The most important part of your strategy is the realization that your set of reinforcing Hazards create a complex adaptive system. Any change will have non-local, non-obvious effects that tend to minimize the result of that change. Any particular strategy will thus have a short-term effect and a long-term effect that reverses that gain.

To succeed, you need to continually listen to the system and adapt your strategy quickly.

Many leaders will attempt to create a plan and align around it. Unfortunately, while plans and good decisions work for complicated problems, they fail in complex systems. The only way to operate successfully in the complex domain is by rapidly probing and responding and then probing again, expecting to execute a different response.

Additionally, the same action will have opposite effects at different parts of the system. So you will need different strategies in each team and each part of the code, which will sometimes conflict.

Improve Hazards that Block Adapting

Look first at the Hazards that make it expensive to listen and to adjust your strategy, or to pursue conflicting strategies in parallel. Most companies are rife with these, and require significant leadership style and structural changes to address these Hazards.

There are well-established practices here, such as cross-functional teams focused on market segments, intentional local decision-making, decentralized strategy, local operational control, data-driven decision-making, and intent based leadership. All of these are difficult changes to make, but are effective.

Also Improve Hazards that Block Team Options

In parallel you can look at Hazards that block options for teams. Each team will experience different Hazards, but again there are some keystone Hazards with well-established solutions. Here the key practices are non-individual work (pair or mob), safeguarding, disciplined refactoring, naming as a process, and micro-testing.

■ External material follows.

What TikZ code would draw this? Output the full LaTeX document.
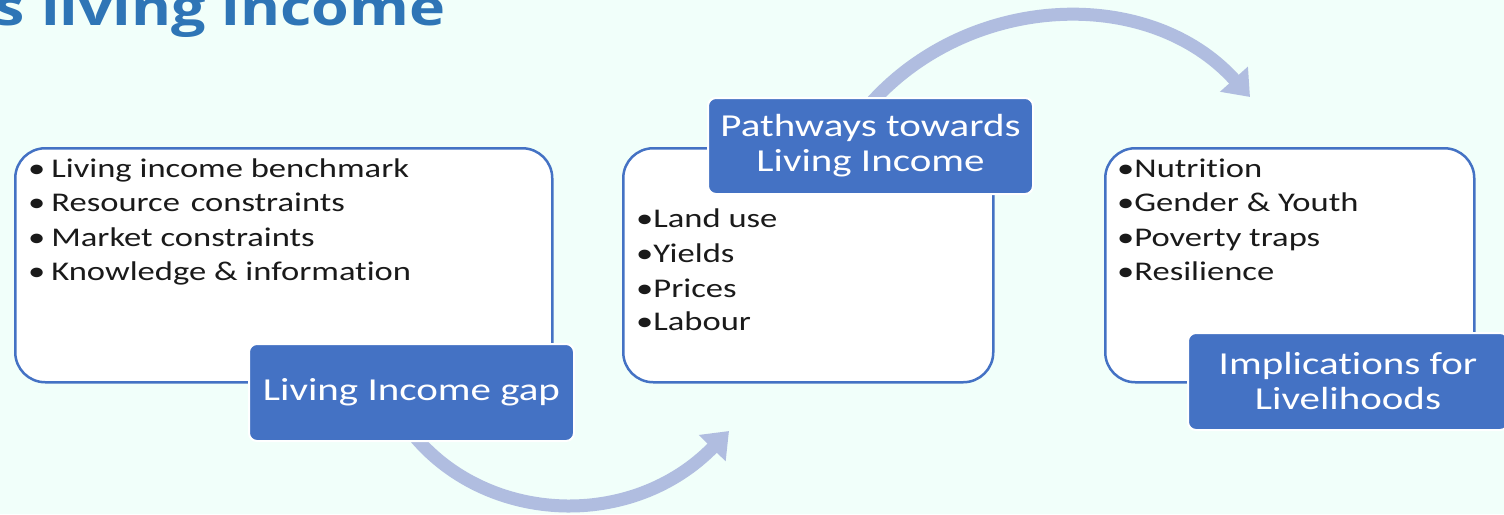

With each improvement in those practices and the Hazards they address, new Hazards will become visible and addressable. The organization has become a complex self-adapting system whose purpose is to continually address Hazards.

Now Each Team Addresses Keystone Code Hazards

At this point each team will be able to address some of the Hazards that cause Technical Waste for them or adjacent teams. Some of these will be creating large amounts of Waste for the rest of the organization, but others will generate very little external Waste. Either way, the Technical Waste generated by these first Hazards is supporting other Hazards. The first addressable Hazards are the keystone Hazards for the code.

As the teams address the Hazards they can, new Hazards will become solvable. An incremental strategy to reduce those Hazards will give ongoing returns in reduced Technical Waste of all 3 kinds. Using Safeguarding plus Read by Refactoring provides an optimal investment strategy to guide those reductions.

Which Will Naturally Address Technical Debt

As long as the organization is able to stay the course and continue supporting its own efforts, Hazards will go down over time, which will naturally reduce Technical Waste. Reducing Waste changes the economics, and then teams will start to incorporate new information more frequently. That reduces the amount of Technical Debt held at any one time.

But the first key step is to realize these are different concepts, and make sure you apply your efforts in the right place. Find and fix your keystone Hazards.